He had grown up not far from St. Louis, just to the southwest of the metro area, and basically lived and breathed the game of basketball.
For Randy Albrecht, you could say that coaching the sport was his destiny. After all, he lived right across the street from the local high school and often attended basketball games at its gym.
So fast forward to 1977. That’s when Meramec Community College came calling and seeking a coach.
“I inherited a well-run program from coach Jack Mimlitz,” Albrecht said. “We had no scholarships at that time. Our primary recruits were players qualifying for financial aid or who could afford community college tuition.”
Albrecht built a winning reputation at Meramec, and it’s why the Missouri Sports Hall of Fame proudly inducted Albrecht with the Class of 2023.
Albrecht was one of the state’s most successful basketball coaches at the collegiate level. He worked the St. Louis Community College-Meramec sidelines for 36 years.
That covered 28 consecutive winning seasons, including a 20-12 mark in his final year. With 736 career junior college victories, he finished the 2012-2013 season ranked eighth among active National Junior College Athletic Association coaches.
Along the way, he was an 11-time Region XVI Coach of the Year and earned induction to the Halls of Fame for the NJCAA, the Missouri Basketball Coaches Association and STLCCC-Meramec.
His 1988-1989 team was ranked No. 1 for much of the season.
“(His initial recruiting strategy) worked until the late ‘70s when many rural colleges, offering scholarships, began recruiting in St. Louis city,” Albrecht said. “Eventually, the NJCAA created a Division II basketball tournament, which allowed D-II schools to offer tuition/books but no housing or meals.”
Meramec then won five of the first six D-II tournaments and played in the NJCAA Tournament in Bay City, Michigan.
Albrecht’s formula for success was from identifying recruits, develop their skills, adapt his coaching to the players’ talent and then help them go on to the next level.
“Philosophically, I was in sync with Meramec’s athletic mission. Our goal was to offer our student-athletes from our service areas (St. Louis city and county), and the opportunities to develop their skills for advancement in their individual sports. We were not in the business of providing entertainment or making money,” Albrecht said. “There was little press or media coverage, no booster clubs, or full-time assistant coaches. Success was measured by helping our athletes attain scholarships and opportunities to continue their educations.”

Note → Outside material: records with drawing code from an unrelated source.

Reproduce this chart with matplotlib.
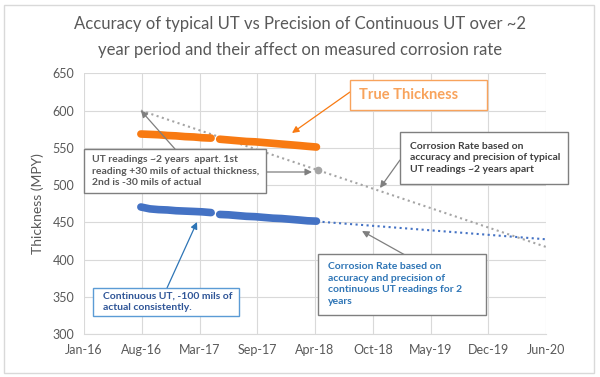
import datetime as dt
import matplotlib
matplotlib.use("Agg")
import matplotlib.pyplot as plt
import matplotlib.dates as mdates
from matplotlib.patches import Rectangle
import numpy as np

plt.rcParams['font.family'] = ['Lato', 'DejaVu Sans']

# continuous UT readings (monthly), with a gap in spring 2017
dates_a = [dt.date(2016, m, 15) for m in range(8, 13)] + [dt.date(2017, m, 15) for m in range(1, 5)]
dates_b = [dt.date(2017, m, 15) for m in range(5, 13)] + [dt.date(2018, m, 15) for m in range(1, 5)]
true_a = [568.5, 568, 567.5, 566.5, 566, 565, 564.5, 563.5, 563]
true_b = [561.5, 560.5, 559.5, 558.5, 558, 557, 556, 555, 554, 553, 552, 551]
cont_a = [470.5, 468, 467, 466.5, 465.5, 465, 464.5, 464, 463]
cont_b = [460.5, 460, 459, 458, 457.5, 456.5, 455.5, 455, 454, 453, 452, 451.5]

# two typical UT readings ~2 years apart
ut_dates = [dt.date(2016, 8, 15), dt.date(2018, 4, 20)]
ut_vals = [600, 520]

x_start = dt.date(2016, 1, 31)
x_end = x_start + dt.timedelta(days=1600)
tick_dates = [x_start + dt.timedelta(days=200 * i) for i in range(9)]

orange = '#F87A12'
blue = '#4472C4'
grey = '#A5A5A5'
txt = '#595959'

W, H = 600, 377
fig = plt.figure(figsize=(6, 3.77), dpi=100)
ax = fig.add_axes([84 / W, 1 - 334 / H, 462 / W, (334 - 73.3) / H])

def fx(x, y):
    return (x / W, 1 - y / H)

# trendlines (linear fits, forecast to the end of the axis)
dn = lambda d: mdates.date2num(d)
ut_x = dn(ut_dates)
p = np.polyfit(ut_x, ut_vals, 1)
tx = np.array([ut_x[0], dn(x_end)])
ax.plot(mdates.num2date(tx), np.polyval(p, tx), ':', color=grey, lw=1.5, zorder=2)

cx = np.concatenate([dn(dates_a), dn(dates_b)])
cy = np.array(cont_a + cont_b)
p2 = np.polyfit(cx, cy, 1)
tx2 = np.array([cx[0], dn(x_end)])
ax.plot(mdates.num2date(tx2), np.polyval(p2, tx2), ':', color=blue, lw=1.5, zorder=2)

ax.plot(ut_dates[1:], ut_vals[1:], 'o', color=grey, ms=4.5, zorder=3)

for d, v in [(dates_a, true_a), (dates_b, true_b)]:
    ax.plot(d, v, '-', color=orange, lw=5.5, solid_capstyle='round', zorder=3)
for d, v in [(dates_a, cont_a), (dates_b, cont_b)]:
    ax.plot(d, v, '-', color=blue, lw=5.5, solid_capstyle='round', zorder=3)

ax.set_xlim(x_start, x_end)
ax.set_ylim(300, 650)
ax.set_yticks(range(300, 651, 50))
ax.set_xticks(tick_dates)
ax.xaxis.set_major_formatter(mdates.DateFormatter('%b-%y'))
ax.grid(True, color='#D9D9D9', lw=0.8)
ax.set_axisbelow(True)
for s in ['top', 'right', 'left']:
    ax.spines[s].set_visible(False)
ax.spines['bottom'].set_color('#D9D9D9')
ax.tick_params(length=0, colors=txt, labelsize=9, pad=7)
ax.set_ylabel('Thickness (MPY)', color=txt, fontsize=10, labelpad=6)

fig.text(0.5, 1 - 24 / H, 'Accuracy of typical UT vs Precision of Continuous UT over ~2',
         ha='center', va='center', fontsize=12, color=txt)
fig.text(0.5, 1 - 50 / H, 'year period and their affect on measured corrosion rate',
         ha='center', va='center', fontsize=12, color=txt)

def box(x0, y0, x1, y1, ec):
    fig.patches.append(Rectangle(fx(x0, y1), (x1 - x0) / W, (y1 - y0) / H,
                                 transform=fig.transFigure, fc='white', ec=ec, lw=1, zorder=5))

def arrow(xy, tail, color, coords='figure fraction'):
    ax.annotate('', xy=xy, xycoords=coords, xytext=tail, textcoords='figure fraction',
                arrowprops=dict(arrowstyle='-|>', color=color, lw=0.9, mutation_scale=10,
                                shrinkA=0, shrinkB=0), zorder=6)

# True Thickness
box(350, 80, 487, 110, '#F8A35C')
fig.text(359 / W, 1 - 95 / H, 'True Thickness', fontsize=10.5, weight='bold', color='#F8A35C',
         va='center', zorder=6)
arrow(fx(292, 133), fx(350, 92), orange)

# typical UT box
box(84, 149, 266, 193, '#7F7F7F')
fig.text(92 / W, 1 - 171 / H, 'UT readings ~2 years  apart. 1st\nreading +30 mils of actual thickness,\n2nd is -30 mils of actual',
         fontsize=7.5, weight='bold', color=txt, va='center', linespacing=1.35, zorder=6)
arrow((ut_dates[0], ut_vals[0]), fx(175, 149), '#7F7F7F', 'data')
arrow(fx(312, 172), fx(266, 172), '#7F7F7F')

# corrosion rate typical
box(400, 132, 568, 184, '#7F7F7F')
fig.text(410 / W, 1 - 158 / H, 'Corrosion Rate based on\naccuracy and precision of typical\nUT readings ~2 years apart',
         fontsize=7.5, weight='bold', color='#404040', va='center', linespacing=1.35, zorder=6)
arrow(fx(380, 188), fx(400, 160), '#7F7F7F')

# corrosion rate continuous
box(318, 254, 486, 315, '#7F7F7F')
fig.text(328 / W, 1 - 284 / H, 'Corrosion Rate based on\naccuracy and precision of\ncontinuous UT readings for 2\nyears',
         fontsize=7.5, weight='bold', color='#2E75B6', va='center', linespacing=1.35, zorder=6)
arrow(fx(362, 231), fx(405, 255), '#7F7F7F')

# continuous UT box
box(93, 288, 239, 316, '#5B9BD5')
fig.text(103 / W, 1 - 302 / H, 'Continuous UT, -100 mils of\nactual consistently.',
         fontsize=7.5, weight='bold', color='#2F5597', va='center', linespacing=1.35, zorder=6)
arrow(fx(197, 222), fx(167, 288), '#2E75B6')

# chart border
fig.patches.append(Rectangle((4 / W, 4 / H), 590 / W, 368 / H, transform=fig.transFigure,
                             fc='none', ec='#D9D9D9', lw=1))

fig.savefig('out.png', dpi=100)
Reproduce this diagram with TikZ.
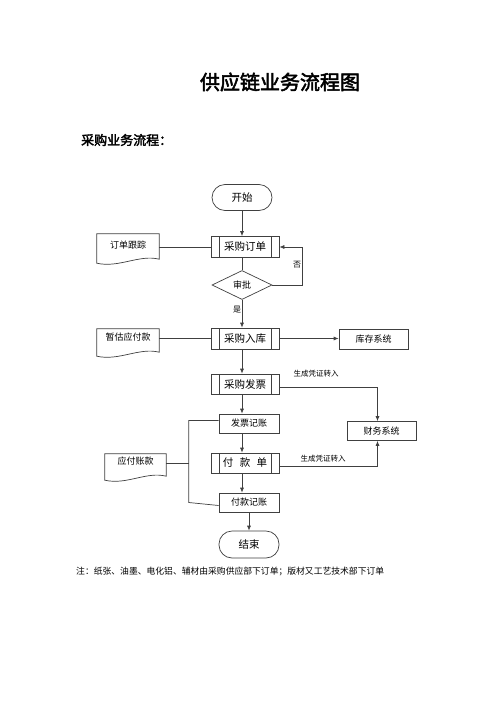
\documentclass[tikz,border=0pt]{standalone}
\usepackage{fontspec}
\setmainfont{Noto Sans CJK SC}[AutoFakeBold=2.5]
\usetikzlibrary{shapes.geometric,arrows.meta,calc}
\tikzset{
  ln/.style={draw=black!75, line width=0.7pt},
  arr/.style={ln, -{Latex[length=5pt,width=4pt]}},
  fs/.style={font=\fontsize{#1}{#1}\selectfont},
  boxx/.style={ln, rectangle, inner sep=0pt, fs=9},
  term/.style={ln, rectangle, rounded corners=13pt, inner sep=0pt, fs=10.5},
  predef/.style={ln, rectangle, inner sep=0pt, fs=10.5,
    path picture={\draw[black!75, line width=0.7pt]
      ([xshift=8pt]path picture bounding box.north west) -- ([xshift=8pt]path picture bounding box.south west)
      ([xshift=-8pt]path picture bounding box.north east) -- ([xshift=-8pt]path picture bounding box.south east);}},
  docbox/.style={rectangle, inner sep=0pt},
  lbl/.style={inner sep=0pt, fs=#1},
}
\newcommand\docwave[1]{\draw[ln] (#1.north west) -- (#1.north east) -- ([yshift=4pt]#1.south east)
  .. controls ([xshift=-20pt,yshift=9pt]#1.south east) and ([xshift=22pt,yshift=-5pt]#1.south west) .. (#1.south west) -- cycle;}
\begin{document}
\begin{tikzpicture}[x=1pt,y=-1pt]
\useasboundingbox[fill=white] (0,0) rectangle (500,707);
% titles
\node[lbl=20, font=\fontsize{20}{20}\selectfont\bfseries] (title) at (280,82) {供应链业务流程图};
\node[lbl=13, font=\fontsize{13}{13}\selectfont\bfseries, anchor=west] (sub) at (81,140) {采购业务流程：};
% main nodes
\node[term, minimum width=60pt, minimum height=26pt] (start) at (242,197.5) {开始};
\node[predef, minimum width=68pt, minimum height=21pt] (order) at (245,247) {采购订单};
\node[ln, diamond, minimum width=60pt, minimum height=29pt, inner sep=0pt, fs=9] (approve) at (242,285) {审批};
\node[predef, minimum width=68pt, minimum height=21pt] (inbound) at (245,338.5) {采购入库};
\node[predef, minimum width=68pt, minimum height=20pt] (invoice) at (245,384) {采购发票};
\node[boxx, minimum width=60pt, minimum height=19pt] (post1) at (249,423.5) {发票记账};
\node[predef, minimum width=68pt, minimum height=20pt] (pay) at (245,463) {付\hspace{0.6em}款\hspace{0.6em}单};
\node[boxx, minimum width=60pt, minimum height=19pt] (post2) at (249,502.5) {付款记账};
\node[term, minimum width=60pt, minimum height=27pt] (end) at (249,544.5) {结束};
\node[boxx, minimum width=69pt, minimum height=20pt] (stock) at (373.5,339) {库存系统};
\node[boxx, minimum width=69pt, minimum height=19pt] (fin) at (381.5,431) {财务系统};
% documents
\node[docbox, minimum width=62pt, minimum height=29pt] (track) at (128,248.5) {};
\docwave{track}
\node[lbl=9] (trackt) at (128,245) {订单跟踪};
\node[docbox, minimum width=62pt, minimum height=27pt] (est) at (128,342.5) {};
\docwave{est}
\node[lbl=9] (estt) at (128,337.5) {暂估应付款};
\node[docbox, minimum width=61pt, minimum height=26pt] (ap) at (135.5,467) {};
\docwave{ap}
\node[lbl=9] (apt) at (135.5,461) {应付账款};
% labels
\node[lbl=8] (no) at (297,265) {否};
\node[lbl=8] (yes) at (237,310) {是};
\node[lbl=7.5] (gen1) at (316,374) {生成凭证转入};
\node[lbl=7.5] (gen2) at (323,459) {生成凭证转入};
\node[lbl=8.8, anchor=west] (note) at (76,571) {注：纸张、油墨、电化铝、辅材由采购供应部下订单；版材又工艺技术部下订单};
% connectors
\draw[arr] (start.south) -- (start.south |- order.north);
\draw[ln] (approve.north |- order.south) -- (approve.north);
\draw[arr] (approve.east) -- ++(30,0) coordinate (nocorner) |- (order.east);
\draw[ln] (order.west) -- (order.west -| track.east);
\draw[arr] (approve.south) -- (approve.south |- inbound.north);
\draw[ln] (inbound.west) -- (inbound.west -| est.east);
\draw[arr] (inbound.east) -- (inbound.east -| stock.west);
\draw[arr] (approve.south |- inbound.south) -- (approve.south |- invoice.north);
\draw[arr] ([yshift=-3pt]invoice.east) -| ([xshift=-4pt]fin.north);
\draw[arr] (approve.south |- invoice.south) -- (approve.south |- post1.north);
\draw[arr] (approve.south |- post1.south) -- (approve.south |- pay.north);
\draw[arr] ([yshift=-3pt]pay.east) -| ([xshift=-4pt]fin.south);
\draw[arr] (approve.south |- pay.south) -- (approve.south |- post2.north);
\draw[arr] (post2.south) -- (end.north);
\draw[ln] ([yshift=3pt]post1.west) -- ++(-30,0) coordinate (bt) -- (bt |- post2.west) coordinate (bb) -- ([yshift=-3pt]post2.west);
\draw[ln] ([yshift=4pt]ap.east) -- ([yshift=4pt]ap.east -| bt);
\end{tikzpicture}
\end{document}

Coaching was his calling. Albrecht lived around the gym as a kid. You see, he grew up in Sparta, Illinois and began playing organized basketball at age 10.
Because he lived across the street from Sparta High School, he attended numerous basketball games and practices.
Once in high school, he became a standout, playing varsity all four seasons as a starting guard. As a senior, the team won its first conference championship, and Albrecht was named All-State. He later was inducted into the Sparta High School Athletics Hall of Fame, having scored more than 1,000 points.
He later earned a four-year scholarship to Saint Louis University, led the freshman team in scoring and lettered three times.
Albrecht then started his coaching career in 1966 as an SLU assistant and led the freshmen teams to a 44-16 record in four seasons. He then was named head coach at Saint Louis University in 1974.
That was at a great time for college basketball, and he counted UCLA’s John Wooden, North Carolina’s Dean Smith, Indiana’s Bob Knight and Marquette’s Al McGuire as notable influences – Wooden for his fundamental soundness, Smith for his organization and innovation, Knight for his communication and toughness, and McGuire for his gamesmanship.
With those qualities, Albrecht’s Meramec teams soared. In 1988, his team lost the national championship to the host school. The next season, Meramec started 17-1 and earned a No. 1 ranking in NJCAA D-II. The team was led by All-American guard Marvin Moorhead. Years later, the 2004 team finished third nationally, and the 2011 team finished fourth nationally – and set the school record for wins (29).
Overall, Albrecht had the support of his family, especially his wife.
“My wife, Linda, was the perfect basketball coach’s wife,” Albrecht said. “Our 58 years of marriage were blessed with the understanding of what was required to accommodate all the time for scouting, recruiting, practices and games. There were sophomore appreciation nights when a player’s mom did not attend and Linda would graciously sub and greet the player.”